Dodgers legend Don Newcombe has died at 92 years of age, according to a team announcement. MLBTR extends its best wishes to his family and friends.
Newcombe was revered around the game as one of its greatest ambassadors. His connection with the Dodgers organization stretched back to his playing days alongside Jackie Robinson and other Brooklyn legends. It continued for decades thereafter, with Newcombe’s regal presence becoming a Dodger Stadium institution.
In his playing days, Newcombe exhibited immense talent and was at times among the very best players in the game.
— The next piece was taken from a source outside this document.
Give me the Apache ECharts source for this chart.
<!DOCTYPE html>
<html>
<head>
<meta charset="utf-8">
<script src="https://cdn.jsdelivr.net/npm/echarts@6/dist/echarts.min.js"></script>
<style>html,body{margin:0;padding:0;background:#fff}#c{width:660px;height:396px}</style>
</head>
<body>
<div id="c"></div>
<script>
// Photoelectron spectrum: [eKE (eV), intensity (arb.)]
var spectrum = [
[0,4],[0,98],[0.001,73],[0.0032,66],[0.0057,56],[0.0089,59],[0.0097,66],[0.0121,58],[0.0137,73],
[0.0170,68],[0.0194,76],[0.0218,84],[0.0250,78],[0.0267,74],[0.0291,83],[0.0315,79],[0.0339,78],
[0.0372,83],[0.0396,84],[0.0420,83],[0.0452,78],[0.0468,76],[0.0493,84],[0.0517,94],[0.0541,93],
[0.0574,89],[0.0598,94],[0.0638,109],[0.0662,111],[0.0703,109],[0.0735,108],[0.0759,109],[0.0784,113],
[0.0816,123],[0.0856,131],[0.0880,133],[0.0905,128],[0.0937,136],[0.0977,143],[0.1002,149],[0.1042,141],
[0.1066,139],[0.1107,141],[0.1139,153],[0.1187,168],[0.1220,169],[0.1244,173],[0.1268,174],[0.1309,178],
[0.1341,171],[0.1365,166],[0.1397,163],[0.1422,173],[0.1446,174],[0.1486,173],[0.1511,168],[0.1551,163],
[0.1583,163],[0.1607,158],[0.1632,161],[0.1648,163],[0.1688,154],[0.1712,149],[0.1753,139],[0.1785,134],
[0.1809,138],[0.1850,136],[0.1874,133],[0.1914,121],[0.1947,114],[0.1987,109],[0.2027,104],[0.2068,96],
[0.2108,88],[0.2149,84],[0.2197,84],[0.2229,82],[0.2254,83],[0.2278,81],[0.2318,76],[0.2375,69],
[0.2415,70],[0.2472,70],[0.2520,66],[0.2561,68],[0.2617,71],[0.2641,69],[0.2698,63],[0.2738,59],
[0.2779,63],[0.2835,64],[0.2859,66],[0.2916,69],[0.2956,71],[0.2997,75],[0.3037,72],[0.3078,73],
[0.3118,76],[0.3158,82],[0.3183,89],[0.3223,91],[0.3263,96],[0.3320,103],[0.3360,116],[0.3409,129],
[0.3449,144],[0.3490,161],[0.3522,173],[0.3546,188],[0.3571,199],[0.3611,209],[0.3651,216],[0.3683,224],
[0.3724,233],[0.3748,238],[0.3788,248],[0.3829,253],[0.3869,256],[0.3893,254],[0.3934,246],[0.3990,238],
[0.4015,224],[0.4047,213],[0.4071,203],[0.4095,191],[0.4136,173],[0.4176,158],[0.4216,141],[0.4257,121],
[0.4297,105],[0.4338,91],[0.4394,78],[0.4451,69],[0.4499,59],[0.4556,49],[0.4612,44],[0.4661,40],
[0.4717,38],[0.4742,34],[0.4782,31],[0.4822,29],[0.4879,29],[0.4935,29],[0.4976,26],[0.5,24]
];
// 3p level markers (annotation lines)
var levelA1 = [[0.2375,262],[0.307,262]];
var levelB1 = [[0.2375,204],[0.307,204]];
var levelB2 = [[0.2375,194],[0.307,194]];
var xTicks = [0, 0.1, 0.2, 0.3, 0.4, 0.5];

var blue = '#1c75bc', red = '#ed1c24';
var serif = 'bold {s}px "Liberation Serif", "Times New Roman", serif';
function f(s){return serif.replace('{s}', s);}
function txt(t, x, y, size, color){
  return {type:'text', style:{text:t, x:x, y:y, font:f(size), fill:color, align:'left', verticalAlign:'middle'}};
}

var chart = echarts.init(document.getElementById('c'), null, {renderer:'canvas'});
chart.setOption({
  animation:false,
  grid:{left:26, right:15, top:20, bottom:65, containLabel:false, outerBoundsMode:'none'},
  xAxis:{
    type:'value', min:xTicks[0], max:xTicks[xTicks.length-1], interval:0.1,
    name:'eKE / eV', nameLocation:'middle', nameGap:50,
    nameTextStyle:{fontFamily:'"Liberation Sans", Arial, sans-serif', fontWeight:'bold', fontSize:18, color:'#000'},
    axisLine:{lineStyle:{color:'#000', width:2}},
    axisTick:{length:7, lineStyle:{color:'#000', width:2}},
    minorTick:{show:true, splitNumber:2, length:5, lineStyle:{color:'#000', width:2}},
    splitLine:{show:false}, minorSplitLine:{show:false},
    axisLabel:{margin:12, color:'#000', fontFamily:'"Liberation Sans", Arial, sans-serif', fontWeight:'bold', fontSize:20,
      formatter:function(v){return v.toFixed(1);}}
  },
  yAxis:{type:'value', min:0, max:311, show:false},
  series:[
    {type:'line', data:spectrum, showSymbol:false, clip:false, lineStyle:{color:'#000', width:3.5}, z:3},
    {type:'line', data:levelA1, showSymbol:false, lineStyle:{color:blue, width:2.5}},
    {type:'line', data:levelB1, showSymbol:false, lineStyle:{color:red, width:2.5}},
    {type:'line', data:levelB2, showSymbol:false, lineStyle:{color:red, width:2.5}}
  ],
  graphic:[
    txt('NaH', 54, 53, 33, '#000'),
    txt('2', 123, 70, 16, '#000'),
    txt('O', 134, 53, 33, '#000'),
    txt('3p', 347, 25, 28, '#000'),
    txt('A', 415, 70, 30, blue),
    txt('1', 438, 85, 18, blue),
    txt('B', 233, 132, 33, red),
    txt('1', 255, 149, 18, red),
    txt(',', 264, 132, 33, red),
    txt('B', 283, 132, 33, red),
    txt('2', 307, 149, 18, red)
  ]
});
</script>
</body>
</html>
He was voted the National League Rookie of the Year in 1949 and received both the Cy Young and Most Valuable Player awards in 1956.
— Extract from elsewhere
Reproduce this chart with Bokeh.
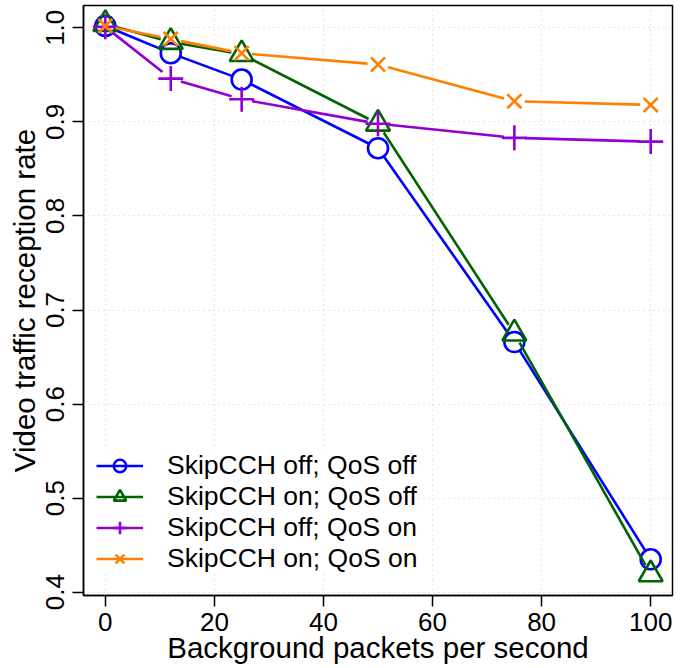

After emerging as a force on the mound, Newcombe lost two prime seasons to the Korean War and struggled a bit upon his return. But he rebounded to turn in his greatest-ever campaign in ’56, when he pitched to a 3.06 ERA in 268 innings. All told, Newcombe threw 2,154 2/3 innings of 3.56 ERA ball with the Dodgers, Reds, and Indians.
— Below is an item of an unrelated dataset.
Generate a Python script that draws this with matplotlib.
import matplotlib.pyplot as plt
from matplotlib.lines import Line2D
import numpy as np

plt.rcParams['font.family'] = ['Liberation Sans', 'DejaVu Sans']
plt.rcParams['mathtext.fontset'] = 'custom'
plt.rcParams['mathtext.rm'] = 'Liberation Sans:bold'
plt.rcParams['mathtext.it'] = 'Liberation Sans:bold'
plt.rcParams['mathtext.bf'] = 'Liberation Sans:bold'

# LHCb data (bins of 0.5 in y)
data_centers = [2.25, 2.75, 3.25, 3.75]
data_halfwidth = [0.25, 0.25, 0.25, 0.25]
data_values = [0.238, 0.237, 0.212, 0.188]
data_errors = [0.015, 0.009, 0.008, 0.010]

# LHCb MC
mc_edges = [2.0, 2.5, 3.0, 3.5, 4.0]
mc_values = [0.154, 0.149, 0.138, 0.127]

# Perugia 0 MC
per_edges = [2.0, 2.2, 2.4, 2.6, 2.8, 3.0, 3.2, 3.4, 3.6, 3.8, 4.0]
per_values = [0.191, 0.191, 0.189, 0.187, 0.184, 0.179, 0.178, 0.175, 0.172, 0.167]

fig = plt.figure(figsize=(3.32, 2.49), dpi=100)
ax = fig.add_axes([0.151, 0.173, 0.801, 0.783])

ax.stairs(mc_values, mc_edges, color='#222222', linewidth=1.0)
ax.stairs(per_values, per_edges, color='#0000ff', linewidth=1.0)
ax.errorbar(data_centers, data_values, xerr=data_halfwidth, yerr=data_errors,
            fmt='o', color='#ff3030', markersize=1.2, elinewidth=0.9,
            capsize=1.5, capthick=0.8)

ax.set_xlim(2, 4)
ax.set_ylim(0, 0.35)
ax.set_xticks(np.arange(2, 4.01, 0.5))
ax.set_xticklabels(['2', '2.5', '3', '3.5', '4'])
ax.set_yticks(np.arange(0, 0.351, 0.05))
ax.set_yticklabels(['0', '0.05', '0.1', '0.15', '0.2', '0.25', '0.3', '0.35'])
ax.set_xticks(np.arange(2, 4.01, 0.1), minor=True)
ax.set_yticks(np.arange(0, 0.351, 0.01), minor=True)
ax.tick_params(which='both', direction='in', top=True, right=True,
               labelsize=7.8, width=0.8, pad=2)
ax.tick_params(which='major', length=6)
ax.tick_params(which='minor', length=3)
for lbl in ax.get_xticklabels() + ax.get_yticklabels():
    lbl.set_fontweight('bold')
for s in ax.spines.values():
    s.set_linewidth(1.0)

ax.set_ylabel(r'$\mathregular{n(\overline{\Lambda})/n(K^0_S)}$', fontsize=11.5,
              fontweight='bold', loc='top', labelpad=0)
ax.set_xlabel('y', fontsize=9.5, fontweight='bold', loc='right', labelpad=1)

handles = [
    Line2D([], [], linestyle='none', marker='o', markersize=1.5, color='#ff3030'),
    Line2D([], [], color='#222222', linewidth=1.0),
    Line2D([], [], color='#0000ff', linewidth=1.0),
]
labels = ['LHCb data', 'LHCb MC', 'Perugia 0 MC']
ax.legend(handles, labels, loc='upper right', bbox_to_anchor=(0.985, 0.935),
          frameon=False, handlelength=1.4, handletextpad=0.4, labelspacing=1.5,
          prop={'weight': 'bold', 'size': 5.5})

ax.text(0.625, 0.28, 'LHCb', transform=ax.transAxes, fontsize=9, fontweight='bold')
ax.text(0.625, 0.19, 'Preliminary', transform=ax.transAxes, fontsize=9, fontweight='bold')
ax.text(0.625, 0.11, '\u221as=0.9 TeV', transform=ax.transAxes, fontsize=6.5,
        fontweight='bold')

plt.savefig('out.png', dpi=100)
“Newk” was also an accomplished hitter, with a lifetime .271/.338/.367 batting line and 15 home runs in nearly a thousand MLB plate appearances. Remarkably, he even turned in part of a season as an outfielder/first baseman in Japan at the end of his career, slashing .262/.316/.473 and launching a dozen long balls in 301 plate appearances for the Chunichi Dragons.
Newcombe only spent a brief portion of his playing career in Los Angeles, as he was dealt to Cincinnati not long after the Dodgers completed their coast-to-coast move. After achieving sobriety, though, he returned to the L.A. organization, where he helped others battling substance abuse issues and — in the words of club president Stan Kasten — provided “endless advice and leadership” to Dodgers players.